In a new edition of IN-TRANSIT: Fields in Conversation, we invite you to listen, to discuss, and to question the structures of control and power obeyed by the daily dynamics of our contemporary world. IN-TRANSIT is based on conversation across disciplines, with a focus on listening as a fundamental aspect of dialogue.

 

The exhibition Powers Seen and Unseen, curated by Kelly Gordon, will serve as starting point for our guests to this iteration: Érika Ordosgoitti, an artist and cultural manager who works with her body as a vehicle of emancipation and empowerment, and Tomás Straka, a historian, analyst, and critical writer who has developed diverse studies of reality through historical research.

 

Powers Seen and Unseen is an open discussion that calls attention upon ideas, influences, and struggles that impact everyday life, shape worldviews, and nurture philosophical perspectives in relation to the construction of power dynamics. The works shown offer a wide spectrum of stimulating provocations, ranging from the very notions of time and space to the fictions of history and collective progress; from instinct and innocence to peaceful coexistence, desire, and surveillance.

 

The encounter will be held next Saturday, November the 5th at 4:00 PM at Hacienda House of the Hacienda La Trinidad Parque Cultural.

 


 

Érika Ordosgoitti is an artist and cultural manager.
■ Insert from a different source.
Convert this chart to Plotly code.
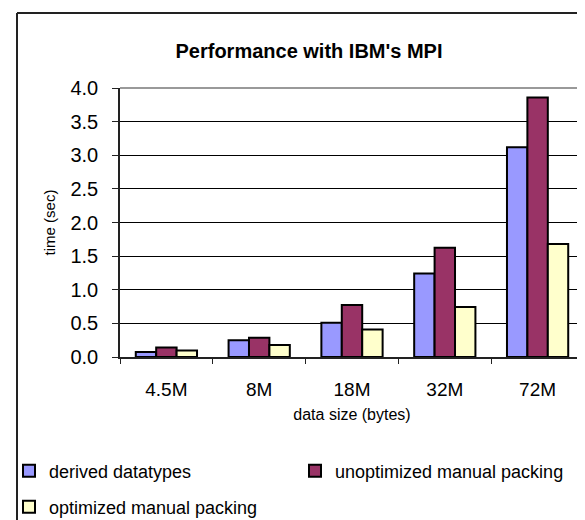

She develops her work through declarations of freedom, as she offers testimonies of acts of autonomy. She attempts to detonate situations of moral discomfort from the body, marking it as a social space in conflict, a place of resistance, and a first vehicle of emancipation and empowerment. Her work regards performance as the most abstract and polyglot form of poetry; thus, her videos and photographs are conceived in terms of action. She makes use of social networks and the Internet to distribute her work, and she studies the mechanisms of censorship that manifest in them. She plays with scandal, disgust, tension, aversion, discomfort, shock, brazenness, and laughter.

 

Tomás Straka is a critical writer, professor and researcher of the Universidad Católica Andrés Bello, and a member of the National Academy of History. He has attempted to understand reality with the instrument of historical research. His texts are regularly published in portals such as Nueva Sociedad, El Nacional and Debates IESA. He is the author of La voz de los vencidos, ideas del partido realista de Caracas, 1810-1821 (2000), La tradición de lo moderno. Venezuela en diez enfoques (2006), La épica del desencanto. Bolivarianismo, historiografía y política en Venezuela (2009), La república fragmentada. Claves para entender a Venezuela (2015), among others. He currently directs the graduate program in History at UCAB.